_Stated problem_
Omit the pictures and print exactly the lines of the listing below, starting at the first and ending at the line containing "return (Y0 - py) / UY".

_Exercise inputs_
* START *

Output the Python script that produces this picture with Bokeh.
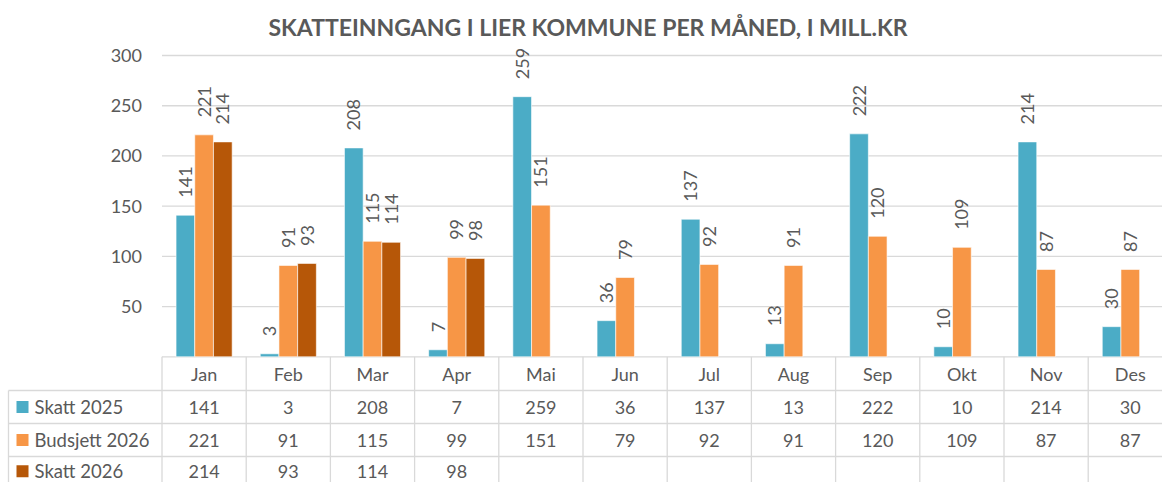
import math
from bokeh.plotting import figure
from bokeh.models import Range1d
from bokeh.embed import file_html
from bokeh.resources import INLINE
from bokeh.core.properties import value

# ---------------- data ----------------
title_text = "SKATTEINNGANG I LIER KOMMUNE PER MÅNED, I MILL.KR"
months = ["Jan", "Feb", "Mar", "Apr", "Mai", "Jun", "Jul", "Aug", "Sep", "Okt", "Nov", "Des"]
series_names = ["Skatt 2025", "Budsjett 2026", "Skatt 2026"]
skatt_2025 = [141, 3, 208, 7, 259, 36, 137, 13, 222, 10, 214, 30]
budsjett_2026 = [221, 91, 115, 99, 151, 79, 92, 91, 120, 109, 87, 87]
skatt_2026 = [214, 93, 114, 98, None, None, None, None, None, None, None, None]
y_ticks = [50, 100, 150, 200, 250, 300]

# ---------------- style ----------------
colors = ["#4BACC6", "#F79646", "#B65708"]
text_color = "#595959"
line_color = "#D9D9D9"
FONT = "Lato"

W, H = 1162, 482
UX = 84.2          # px per category
X0 = 161.5         # px of left edge of first category
UY = 1.0043        # px per unit of value
Y0 = 356.3         # px of value 0


def px_x(px):
    return -0.5 + (px - X0) / UX


def px_y(py):
    return (Y0 - py) / UY


p = figure(width=W, height=H, output_backend="svg", toolbar_location=None,
           x_range=Range1d(px_x(0), px_x(W)), y_range=Range1d(px_y(H), px_y(0)),
           x_axis_location=None, y_axis_location=None, min_border=0)
p.outline_line_color = None
p.background_fill_color = "white"
p.border_fill_color = "white"
for g in p.grid:
    g.visible = False

x_right = px_x(W) + 1
x_left_table = px_x(8)
y_bottom = px_y(H) - 2

# gridlines
p.segment(x0=[-0.5] * len(y_ticks), x1=[x_right] * len(y_ticks), y0=y_ticks, y1=y_ticks,
          line_color=line_color, line_width=1.3)
# axis / table top line
p.segment(x0=[-0.5], x1=[x_right], y0=[0], y1=[0], line_color=line_color, line_width=1.3)

# y tick labels
p.text(x=[px_x(141.5)] * len(y_ticks), y=y_ticks, text=[str(t) for t in y_ticks],
       text_align="right", text_baseline="middle", text_font=value(FONT),
       text_font_size="18px", text_color=text_color)

# bars and data labels
n = len(months)
bw = 18.7 / UX
all_series = [skatt_2025, budsjett_2026, skatt_2026]
for s, (vals, col) in enumerate(zip(all_series, colors)):
    off = (s - 1) * bw
    xs = [i + off for i in range(n) if vals[i] is not None]
    ys = [vals[i] for i in range(n) if vals[i] is not None]
    p.vbar(x=xs, top=ys, bottom=0, width=bw, fill_color=col,
           line_color="white", line_alpha=0.6, line_width=1)
    p.text(x=xs, y=[v + 17.5 / UY for v in ys], text=[str(v) for v in ys],
           angle=math.pi / 2, text_align="left", text_baseline="middle",
           text_font=value(FONT), text_font_size="18px", text_color=text_color)

# ---------------- data table ----------------
row_lines = [px_y(390), px_y(423), px_y(456)]
p.segment(x0=[x_left_table] * 3, x1=[x_right] * 3, y0=row_lines, y1=row_lines,
          line_color=line_color, line_width=1.3)
# vertical lines at category boundaries
bx = [i - 0.5 for i in range(n + 1)]
p.segment(x0=bx, x1=bx, y0=[0] * len(bx), y1=[y_bottom] * len(bx),
          line_color=line_color, line_width=1.3)
# left border of legend column
p.segment(x0=[x_left_table], x1=[x_left_table], y0=[row_lines[0]], y1=[y_bottom],
          line_color=line_color, line_width=1.3)

# month header
p.text(x=list(range(n)), y=[px_y(373)] * n, text=months, text_align="center",
       text_baseline="middle", text_font=value(FONT), text_font_size="18px",
       text_color=text_color)

row_centers = [px_y(406.5), px_y(439.5), px_y(470.8)]
for r, (vals, col, name) in enumerate(zip(all_series, colors, series_names)):
    p.scatter(x=[px_x(22)], y=[row_centers[r]], marker="square", size=12,
              fill_color=col, line_color=None)
    p.text(x=[px_x(34)], y=[row_centers[r]], text=[name], text_align="left",
           text_baseline="middle", text_font=value(FONT), text_font_size="18.5px",
           text_color=text_color)
    xs = [i for i in range(n) if vals[i] is not None]
    p.text(x=xs, y=[row_centers[r]] * len(xs), text=[str(vals[i]) for i in xs],
           text_align="center", text_baseline="middle", text_font=value(FONT),
           text_font_size="18px", text_color=text_color)

# title
p.text(x=[px_x(587.5)], y=[px_y(26)], text=[title_text], text_align="center",
       text_baseline="middle", text_font=value(FONT), text_font_size="23px",
       text_font_style="bold", text_color=text_color)

open("out.html", "w").write(file_html(p, INLINE))
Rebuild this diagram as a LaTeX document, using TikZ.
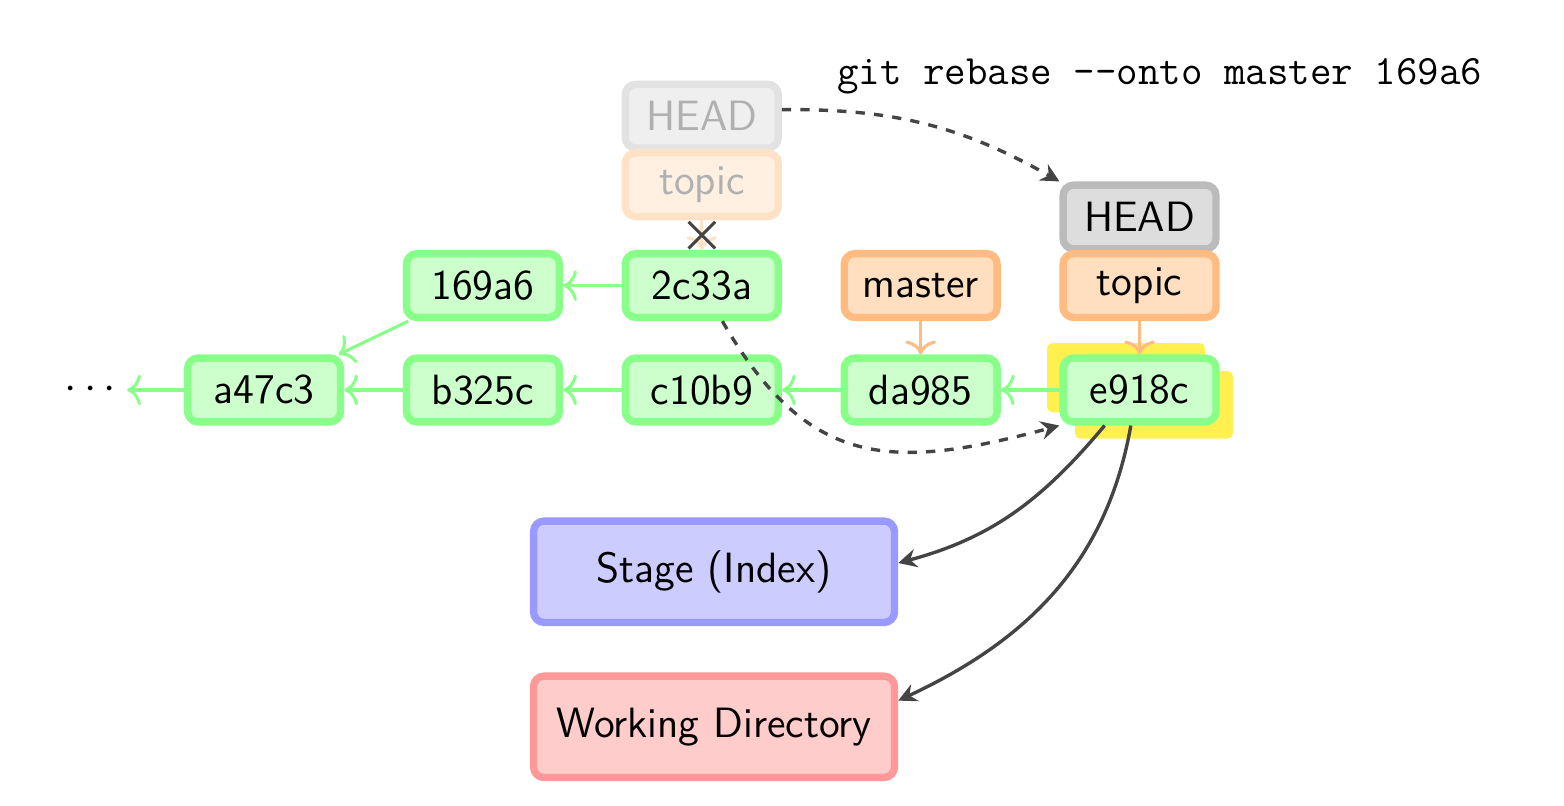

* END *

_Correct result_
Output the Python script that produces this picture with Bokeh.
import math
from bokeh.plotting import figure
from bokeh.models import Range1d
from bokeh.embed import file_html
from bokeh.resources import INLINE
from bokeh.core.properties import value

# ---------------- data ----------------
title_text = "SKATTEINNGANG I LIER KOMMUNE PER MÅNED, I MILL.KR"
months = ["Jan", "Feb", "Mar", "Apr", "Mai", "Jun", "Jul", "Aug", "Sep", "Okt", "Nov", "Des"]
series_names = ["Skatt 2025", "Budsjett 2026", "Skatt 2026"]
skatt_2025 = [141, 3, 208, 7, 259, 36, 137, 13, 222, 10, 214, 30]
budsjett_2026 = [221, 91, 115, 99, 151, 79, 92, 91, 120, 109, 87, 87]
skatt_2026 = [214, 93, 114, 98, None, None, None, None, None, None, None, None]
y_ticks = [50, 100, 150, 200, 250, 300]

# ---------------- style ----------------
colors = ["#4BACC6", "#F79646", "#B65708"]
text_color = "#595959"
line_color = "#D9D9D9"
FONT = "Lato"

W, H = 1162, 482
UX = 84.2          # px per category
X0 = 161.5         # px of left edge of first category
UY = 1.0043        # px per unit of value
Y0 = 356.3         # px of value 0


def px_x(px):
    return -0.5 + (px - X0) / UX


def px_y(py):
    return (Y0 - py) / UY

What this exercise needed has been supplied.